Hyperthermia is sometimes induced as a palliative measure in the treatment of certain cancerous conditions.
Symptoms of hyperthermia include headache, nausea, fatigue, muscle cramps, thirst and profuse sweating, notwithstanding that the skin may feel cold and clammy. Without appropriate and prompt treatment to cool the body, hyperthermia may progress to more complicated and more dangerous conditions.
Hyperthermia is caused by heat. Hot summer weather, being out in the sun for too long a period of time, excessive exercise in the heat, over extended stays in a hot tub or sauna, or being in an overcrowded or overheated room without adequate ventilation can cause hyperthermia. Certain medications (particularly diuretics), alcoholic beverages, certain medical conditions and being overdressed in hot weather also causes hyperthermia. The inability to perspire sufficiently, high blood pressure or poor blood circulation may play an important role in susceptibility to hyperthermia.
Hyperthermia affects males and females in equal numbers.

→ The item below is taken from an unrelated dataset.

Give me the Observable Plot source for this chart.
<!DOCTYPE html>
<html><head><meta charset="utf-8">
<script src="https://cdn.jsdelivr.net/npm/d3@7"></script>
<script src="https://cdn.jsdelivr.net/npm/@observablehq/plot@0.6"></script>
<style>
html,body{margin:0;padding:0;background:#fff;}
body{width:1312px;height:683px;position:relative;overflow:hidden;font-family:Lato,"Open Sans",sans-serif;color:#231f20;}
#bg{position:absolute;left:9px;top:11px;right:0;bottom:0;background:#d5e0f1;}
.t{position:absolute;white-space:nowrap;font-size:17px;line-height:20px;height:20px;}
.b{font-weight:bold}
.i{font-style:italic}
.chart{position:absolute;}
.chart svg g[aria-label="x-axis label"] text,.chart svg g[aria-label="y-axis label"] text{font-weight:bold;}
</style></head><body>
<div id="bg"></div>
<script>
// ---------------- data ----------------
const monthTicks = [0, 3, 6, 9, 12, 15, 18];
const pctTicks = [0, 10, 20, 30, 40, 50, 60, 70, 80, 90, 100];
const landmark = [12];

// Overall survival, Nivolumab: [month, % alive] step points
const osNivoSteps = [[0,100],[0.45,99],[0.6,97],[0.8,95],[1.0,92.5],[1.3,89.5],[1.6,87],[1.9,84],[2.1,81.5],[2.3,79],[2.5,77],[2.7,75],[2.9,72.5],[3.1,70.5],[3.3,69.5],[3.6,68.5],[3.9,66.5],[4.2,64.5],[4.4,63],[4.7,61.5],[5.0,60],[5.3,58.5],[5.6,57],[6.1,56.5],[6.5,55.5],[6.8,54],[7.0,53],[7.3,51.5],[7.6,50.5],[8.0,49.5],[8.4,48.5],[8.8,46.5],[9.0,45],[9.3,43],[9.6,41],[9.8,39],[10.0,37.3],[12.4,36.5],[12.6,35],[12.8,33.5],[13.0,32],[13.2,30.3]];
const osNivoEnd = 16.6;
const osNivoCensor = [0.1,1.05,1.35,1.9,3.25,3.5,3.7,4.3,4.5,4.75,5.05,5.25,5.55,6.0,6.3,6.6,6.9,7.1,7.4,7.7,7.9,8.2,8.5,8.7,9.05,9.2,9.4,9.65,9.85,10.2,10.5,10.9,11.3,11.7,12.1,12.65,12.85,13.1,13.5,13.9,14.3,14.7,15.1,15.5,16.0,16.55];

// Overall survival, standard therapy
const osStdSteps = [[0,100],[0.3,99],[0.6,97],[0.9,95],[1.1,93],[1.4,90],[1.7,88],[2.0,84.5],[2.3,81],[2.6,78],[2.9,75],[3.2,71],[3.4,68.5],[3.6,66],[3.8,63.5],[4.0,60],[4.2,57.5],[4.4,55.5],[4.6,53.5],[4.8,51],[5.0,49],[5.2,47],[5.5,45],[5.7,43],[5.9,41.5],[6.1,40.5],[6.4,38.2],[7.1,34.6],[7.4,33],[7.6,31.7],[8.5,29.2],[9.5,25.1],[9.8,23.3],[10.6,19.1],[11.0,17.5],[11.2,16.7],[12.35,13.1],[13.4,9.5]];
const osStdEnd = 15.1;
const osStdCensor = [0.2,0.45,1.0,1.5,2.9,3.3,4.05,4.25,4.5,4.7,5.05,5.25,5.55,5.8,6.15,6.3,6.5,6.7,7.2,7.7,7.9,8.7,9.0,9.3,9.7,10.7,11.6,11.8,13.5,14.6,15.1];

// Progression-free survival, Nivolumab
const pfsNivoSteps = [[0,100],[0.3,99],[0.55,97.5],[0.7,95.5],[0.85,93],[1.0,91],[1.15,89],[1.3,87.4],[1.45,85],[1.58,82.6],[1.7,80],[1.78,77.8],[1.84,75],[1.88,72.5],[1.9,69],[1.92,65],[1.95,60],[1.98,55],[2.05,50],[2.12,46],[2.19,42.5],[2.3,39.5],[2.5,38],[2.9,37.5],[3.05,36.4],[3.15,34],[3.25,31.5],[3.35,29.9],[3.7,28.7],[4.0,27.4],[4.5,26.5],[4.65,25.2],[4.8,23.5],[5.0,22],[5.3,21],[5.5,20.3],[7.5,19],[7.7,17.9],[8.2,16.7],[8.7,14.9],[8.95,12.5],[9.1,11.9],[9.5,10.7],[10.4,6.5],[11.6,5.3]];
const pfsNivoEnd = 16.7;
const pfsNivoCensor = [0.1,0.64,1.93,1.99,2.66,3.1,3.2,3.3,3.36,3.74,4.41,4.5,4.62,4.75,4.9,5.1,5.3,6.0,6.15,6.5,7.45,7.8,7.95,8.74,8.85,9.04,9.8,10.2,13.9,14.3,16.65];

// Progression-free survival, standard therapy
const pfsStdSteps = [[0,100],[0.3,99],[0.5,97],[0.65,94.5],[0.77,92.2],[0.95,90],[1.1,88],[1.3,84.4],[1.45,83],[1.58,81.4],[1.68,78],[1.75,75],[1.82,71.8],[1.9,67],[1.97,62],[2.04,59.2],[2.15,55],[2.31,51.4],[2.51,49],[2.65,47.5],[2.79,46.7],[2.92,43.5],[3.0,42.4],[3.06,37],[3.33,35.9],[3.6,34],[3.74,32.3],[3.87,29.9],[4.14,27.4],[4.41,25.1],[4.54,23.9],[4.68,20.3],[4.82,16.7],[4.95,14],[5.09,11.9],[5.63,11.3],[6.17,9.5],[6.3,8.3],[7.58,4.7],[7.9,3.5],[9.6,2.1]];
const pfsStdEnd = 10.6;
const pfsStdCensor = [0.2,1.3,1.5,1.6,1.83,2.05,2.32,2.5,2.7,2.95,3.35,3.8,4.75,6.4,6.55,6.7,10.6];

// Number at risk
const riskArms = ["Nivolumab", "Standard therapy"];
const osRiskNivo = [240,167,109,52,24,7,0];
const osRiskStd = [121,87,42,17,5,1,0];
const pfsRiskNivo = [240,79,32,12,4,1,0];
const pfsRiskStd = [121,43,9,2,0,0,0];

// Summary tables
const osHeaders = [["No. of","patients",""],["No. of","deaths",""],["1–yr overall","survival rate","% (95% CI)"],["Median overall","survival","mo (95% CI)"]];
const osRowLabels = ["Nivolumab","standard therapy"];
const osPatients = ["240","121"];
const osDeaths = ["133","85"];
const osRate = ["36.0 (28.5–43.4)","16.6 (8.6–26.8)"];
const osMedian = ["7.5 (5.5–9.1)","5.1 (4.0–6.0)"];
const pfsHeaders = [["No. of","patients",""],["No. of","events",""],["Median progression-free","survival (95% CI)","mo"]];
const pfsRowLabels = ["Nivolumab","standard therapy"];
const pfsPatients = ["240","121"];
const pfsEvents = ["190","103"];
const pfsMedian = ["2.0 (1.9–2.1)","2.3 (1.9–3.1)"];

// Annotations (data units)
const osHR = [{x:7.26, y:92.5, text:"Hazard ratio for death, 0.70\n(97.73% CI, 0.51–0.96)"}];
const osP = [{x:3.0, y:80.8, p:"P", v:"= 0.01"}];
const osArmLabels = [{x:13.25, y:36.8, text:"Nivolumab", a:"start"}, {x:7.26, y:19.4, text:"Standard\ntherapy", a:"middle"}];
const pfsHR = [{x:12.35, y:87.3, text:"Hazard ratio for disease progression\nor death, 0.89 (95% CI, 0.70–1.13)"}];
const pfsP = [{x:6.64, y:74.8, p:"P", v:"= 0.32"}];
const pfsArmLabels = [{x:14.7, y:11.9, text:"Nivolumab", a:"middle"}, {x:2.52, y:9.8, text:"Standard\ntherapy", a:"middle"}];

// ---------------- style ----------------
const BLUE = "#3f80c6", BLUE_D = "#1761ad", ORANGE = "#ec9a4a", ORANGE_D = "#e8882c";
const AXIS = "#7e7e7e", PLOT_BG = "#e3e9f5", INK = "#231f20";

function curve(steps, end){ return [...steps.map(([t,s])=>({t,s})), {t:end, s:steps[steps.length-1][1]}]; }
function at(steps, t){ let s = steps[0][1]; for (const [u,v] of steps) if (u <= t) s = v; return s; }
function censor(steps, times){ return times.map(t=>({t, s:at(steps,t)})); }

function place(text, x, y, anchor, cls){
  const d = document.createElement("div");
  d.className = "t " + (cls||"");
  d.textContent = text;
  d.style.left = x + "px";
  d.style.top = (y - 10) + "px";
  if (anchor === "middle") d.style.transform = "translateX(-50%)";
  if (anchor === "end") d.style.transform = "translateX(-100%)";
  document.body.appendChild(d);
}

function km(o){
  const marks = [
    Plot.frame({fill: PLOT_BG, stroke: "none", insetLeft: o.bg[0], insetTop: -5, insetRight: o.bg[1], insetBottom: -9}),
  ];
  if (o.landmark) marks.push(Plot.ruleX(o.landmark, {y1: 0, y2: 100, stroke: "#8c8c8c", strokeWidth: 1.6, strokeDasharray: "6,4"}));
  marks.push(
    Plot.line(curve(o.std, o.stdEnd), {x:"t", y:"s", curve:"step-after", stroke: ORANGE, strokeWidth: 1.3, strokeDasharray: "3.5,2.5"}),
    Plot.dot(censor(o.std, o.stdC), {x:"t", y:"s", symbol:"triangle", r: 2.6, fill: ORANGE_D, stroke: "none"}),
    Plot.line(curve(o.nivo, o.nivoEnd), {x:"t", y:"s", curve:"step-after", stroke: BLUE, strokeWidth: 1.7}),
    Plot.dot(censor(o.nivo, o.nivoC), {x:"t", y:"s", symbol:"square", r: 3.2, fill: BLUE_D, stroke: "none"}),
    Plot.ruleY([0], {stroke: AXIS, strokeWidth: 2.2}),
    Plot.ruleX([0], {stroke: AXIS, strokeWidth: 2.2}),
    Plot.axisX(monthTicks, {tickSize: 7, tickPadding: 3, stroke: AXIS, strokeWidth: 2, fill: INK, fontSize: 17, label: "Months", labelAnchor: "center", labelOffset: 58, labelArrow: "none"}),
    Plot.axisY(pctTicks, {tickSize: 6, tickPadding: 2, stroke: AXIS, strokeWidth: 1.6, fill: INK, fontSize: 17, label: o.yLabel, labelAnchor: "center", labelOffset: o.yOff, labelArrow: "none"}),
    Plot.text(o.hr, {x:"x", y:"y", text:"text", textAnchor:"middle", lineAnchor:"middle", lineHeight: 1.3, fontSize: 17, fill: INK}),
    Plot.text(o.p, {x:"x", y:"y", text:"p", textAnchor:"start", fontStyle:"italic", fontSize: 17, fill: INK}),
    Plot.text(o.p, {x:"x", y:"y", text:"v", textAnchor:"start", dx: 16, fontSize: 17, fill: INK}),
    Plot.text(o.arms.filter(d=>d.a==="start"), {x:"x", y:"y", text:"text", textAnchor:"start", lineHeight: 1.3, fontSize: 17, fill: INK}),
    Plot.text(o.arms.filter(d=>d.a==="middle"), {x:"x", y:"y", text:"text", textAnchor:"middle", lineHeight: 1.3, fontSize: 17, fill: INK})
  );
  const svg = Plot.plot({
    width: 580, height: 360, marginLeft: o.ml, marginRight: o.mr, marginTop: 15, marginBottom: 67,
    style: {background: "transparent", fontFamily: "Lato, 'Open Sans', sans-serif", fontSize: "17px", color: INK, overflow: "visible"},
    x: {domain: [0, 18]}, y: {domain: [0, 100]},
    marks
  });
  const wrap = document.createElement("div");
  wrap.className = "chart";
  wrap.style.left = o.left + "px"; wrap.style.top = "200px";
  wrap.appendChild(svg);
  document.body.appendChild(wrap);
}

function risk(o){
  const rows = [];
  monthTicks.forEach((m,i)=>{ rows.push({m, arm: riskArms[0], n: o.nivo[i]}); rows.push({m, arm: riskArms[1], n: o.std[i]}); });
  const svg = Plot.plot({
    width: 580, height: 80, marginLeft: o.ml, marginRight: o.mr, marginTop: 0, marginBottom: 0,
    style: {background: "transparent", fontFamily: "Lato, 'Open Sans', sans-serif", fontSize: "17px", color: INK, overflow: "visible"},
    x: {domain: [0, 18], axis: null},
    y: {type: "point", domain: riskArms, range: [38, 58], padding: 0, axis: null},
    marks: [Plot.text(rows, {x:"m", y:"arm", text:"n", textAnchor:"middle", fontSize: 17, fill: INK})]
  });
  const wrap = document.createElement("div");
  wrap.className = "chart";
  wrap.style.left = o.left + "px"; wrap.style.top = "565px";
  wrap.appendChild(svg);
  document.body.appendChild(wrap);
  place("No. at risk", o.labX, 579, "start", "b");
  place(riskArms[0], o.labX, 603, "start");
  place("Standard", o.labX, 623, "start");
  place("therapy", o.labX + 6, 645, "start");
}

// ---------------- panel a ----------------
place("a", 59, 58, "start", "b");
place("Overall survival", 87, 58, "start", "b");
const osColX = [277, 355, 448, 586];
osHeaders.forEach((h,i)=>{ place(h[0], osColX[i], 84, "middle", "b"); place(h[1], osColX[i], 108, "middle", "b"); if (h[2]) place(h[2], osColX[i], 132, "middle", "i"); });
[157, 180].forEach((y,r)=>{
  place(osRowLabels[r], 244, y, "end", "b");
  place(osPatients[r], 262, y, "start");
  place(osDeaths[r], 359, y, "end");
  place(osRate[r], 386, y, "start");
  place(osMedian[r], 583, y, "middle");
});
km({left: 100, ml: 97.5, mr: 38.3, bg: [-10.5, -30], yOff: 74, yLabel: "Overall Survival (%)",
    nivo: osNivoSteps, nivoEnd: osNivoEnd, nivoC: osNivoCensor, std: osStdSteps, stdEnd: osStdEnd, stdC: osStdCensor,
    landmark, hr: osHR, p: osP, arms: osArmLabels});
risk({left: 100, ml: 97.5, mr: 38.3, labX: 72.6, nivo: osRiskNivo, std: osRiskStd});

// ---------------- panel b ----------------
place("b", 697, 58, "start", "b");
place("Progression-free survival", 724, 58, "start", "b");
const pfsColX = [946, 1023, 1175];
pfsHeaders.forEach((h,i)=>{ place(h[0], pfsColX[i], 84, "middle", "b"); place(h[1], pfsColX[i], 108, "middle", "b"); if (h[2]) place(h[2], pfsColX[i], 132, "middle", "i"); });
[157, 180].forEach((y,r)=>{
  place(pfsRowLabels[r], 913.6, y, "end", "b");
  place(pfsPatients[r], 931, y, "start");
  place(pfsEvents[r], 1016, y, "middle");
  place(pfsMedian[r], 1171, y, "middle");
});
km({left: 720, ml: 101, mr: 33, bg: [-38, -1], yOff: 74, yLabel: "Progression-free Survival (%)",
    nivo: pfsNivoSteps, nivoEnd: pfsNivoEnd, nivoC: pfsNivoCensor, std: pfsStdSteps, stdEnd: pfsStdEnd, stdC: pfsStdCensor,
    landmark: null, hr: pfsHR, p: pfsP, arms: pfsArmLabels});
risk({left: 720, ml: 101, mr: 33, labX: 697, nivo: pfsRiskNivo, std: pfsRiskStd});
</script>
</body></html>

It is common in people over 50 years of age, those confined to nursing homes, and people with other medical problems. Younger, healthy persons are rarely affected. Infants can also be affected by the heat since they cannot communicate their needs to others.

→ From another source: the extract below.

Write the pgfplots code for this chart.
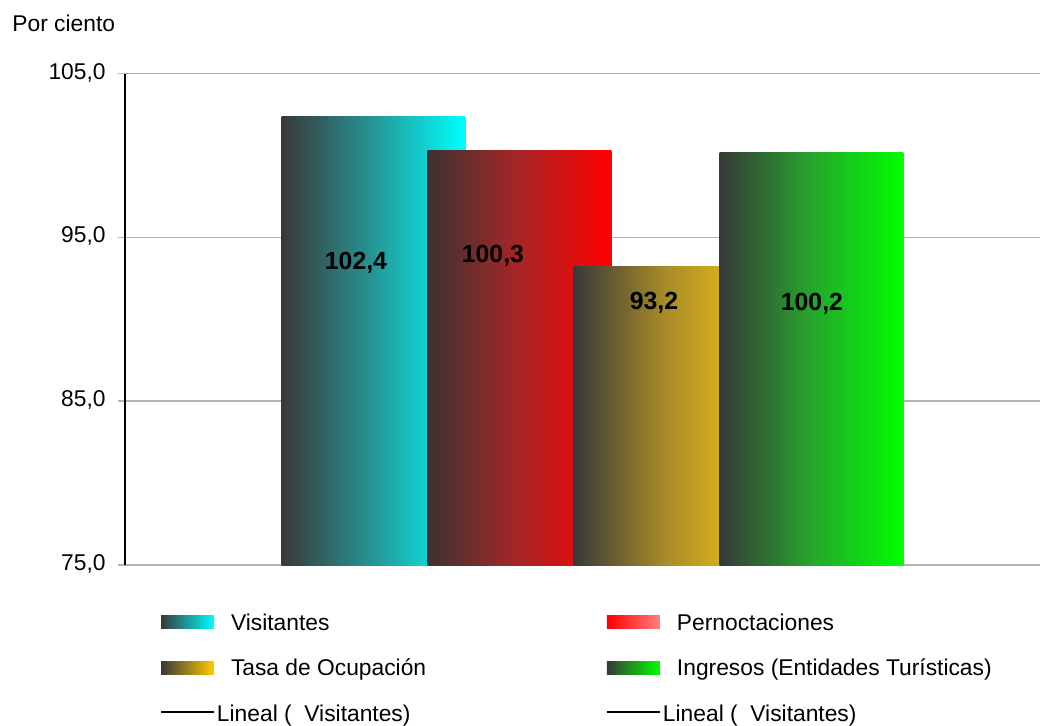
\documentclass[border=0pt]{standalone}
\usepackage{pgfplots}
\pgfplotsset{compat=1.18}
\usepackage{fontspec}
\setmainfont{Liberation Sans}
\definecolor{dk}{RGB}{56,56,56}
\definecolor{dkr}{RGB}{60,50,50}
\definecolor{gold}{RGB}{242,197,17}
\definecolor{goldl}{RGB}{255,204,0}
\definecolor{pinkl}{RGB}{255,128,128}
\definecolor{gridc}{RGB}{180,180,180}
\definecolor{midc}{RGB}{38,150,150}
\definecolor{midr}{RGB}{168,38,38}
\definecolor{midy}{RGB}{168,140,40}
\definecolor{midg}{RGB}{38,165,45}
\begin{document}
\begin{tikzpicture}
\useasboundingbox (-62.5pt,-80pt) rectangle (460pt,282.5pt);
\begin{axis}[
  at={(0pt,0pt)}, anchor=south west,
  scale only axis, width=457.5pt, height=245.75pt,
  xmin=-1.702, xmax=4.565, ymin=75, ymax=105,
  axis y line*=left, axis x line=none,
  y axis line style={-, black, line width=0.75pt},
  ytick={75,85,95,105}, yticklabels={{75,0},{85,0},{95,0},{105,0}},
  xtick=\empty,
  ymajorgrids, grid style={gridc, line width=0.8pt},
  tick align=outside, major tick length=3.5pt,
  major tick style={gridc, line width=0.8pt},
  yticklabel style={font=\fontsize{11.4}{13}\selectfont, inner sep=0pt, anchor=east, xshift=-6pt, yshift=0.5pt},
  legend columns=2,
  legend style={draw=none, fill=none, at={(0.03825,-0.09766)}, anchor=north west,
    inner sep=0pt, outer sep=0pt, row sep=11.75pt,
    font=\fontsize{11.4}{13}\selectfont,
    nodes={inner sep=0pt, text height=8.5pt, text depth=2.5pt},
    /tikz/every even column/.append style={column sep=0pt},
    cells={anchor=base west}},
  legend image code/.code={\path[#1] (0pt,0.75pt) rectangle (26.5pt,7.25pt);},
]
\addplot[ybar, bar width=1.26, bar shift=0pt, draw=none, left color=dk, right color=cyan, middle color=midc, forget plot] coordinates {(0,102.4)};
\addplot[ybar, bar width=1.26, bar shift=0pt, draw=none, left color=dkr, right color=red, middle color=midr, forget plot] coordinates {(1,100.3)};
\addplot[ybar, bar width=1.26, bar shift=0pt, draw=none, left color=dk, right color=gold, middle color=midy, forget plot] coordinates {(2,93.2)};
\addplot[ybar, bar width=1.26, bar shift=0pt, draw=none, left color=dk, right color=green, middle color=midg, forget plot] coordinates {(3,100.2)};

\node[font=\fontsize{12.4}{14}\selectfont\bfseries] at (axis cs:-0.12,93.43) {102,4};
\node[font=\fontsize{12.4}{14}\selectfont\bfseries] at (axis cs:0.818,93.86) {100,3};
\node[font=\fontsize{12.4}{14}\selectfont\bfseries] at (axis cs:1.921,91.0) {93,2};
\node[font=\fontsize{12.4}{14}\selectfont\bfseries] at (axis cs:3.003,90.93) {100,2};

\addlegendimage{draw=none, left color=dk, right color=cyan}
\addlegendentry{\makebox[195.5pt][l]{\hspace{8pt}Visitantes}}
\addlegendimage{draw=none, left color=red, right color=pinkl}
\addlegendentry{\hspace{8pt}Pernoctaciones}
\addlegendimage{draw=none, left color=dk, right color=goldl}
\addlegendentry{\makebox[195.5pt][l]{\hspace{8pt}Tasa de Ocupación}}
\addlegendimage{draw=none, left color=dk, right color=green}
\addlegendentry{\hspace{8pt}Ingresos (Entidades Turísticas)}
\addlegendimage{legend image code/.code={\draw[black, line width=1pt] (0pt,4.5pt) -- (26.5pt,4.5pt);}}
\addlegendentry{\makebox[195.5pt][l]{\hspace{1pt}Lineal (\ \ Visitantes)}}
\addlegendimage{legend image code/.code={\draw[black, line width=1pt] (0pt,4.5pt) -- (26.5pt,4.5pt);}}
\addlegendentry{\hspace{1pt}Lineal (\ \ Visitantes)}
\end{axis}
\node[anchor=base west, inner sep=0pt, font=\fontsize{11.4}{13}\selectfont] at (-56.5pt,267pt) {Por ciento};
\end{tikzpicture}
\end{document}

Treatment of hyperthermia consists of cooling the body. Cool showers, use of fans or air conditioners, drinking plenty of fluids (excluding those that contain caffeine or alcohol) helps maintain the correct body temperature. Cool, slightly salty fluids may help restore body salts lost during sweating. People prone to hyperthermia should avoid being in the sun, wearing heavy clothing in hot, humid weather and staying out of overcrowded and under-ventilated environments.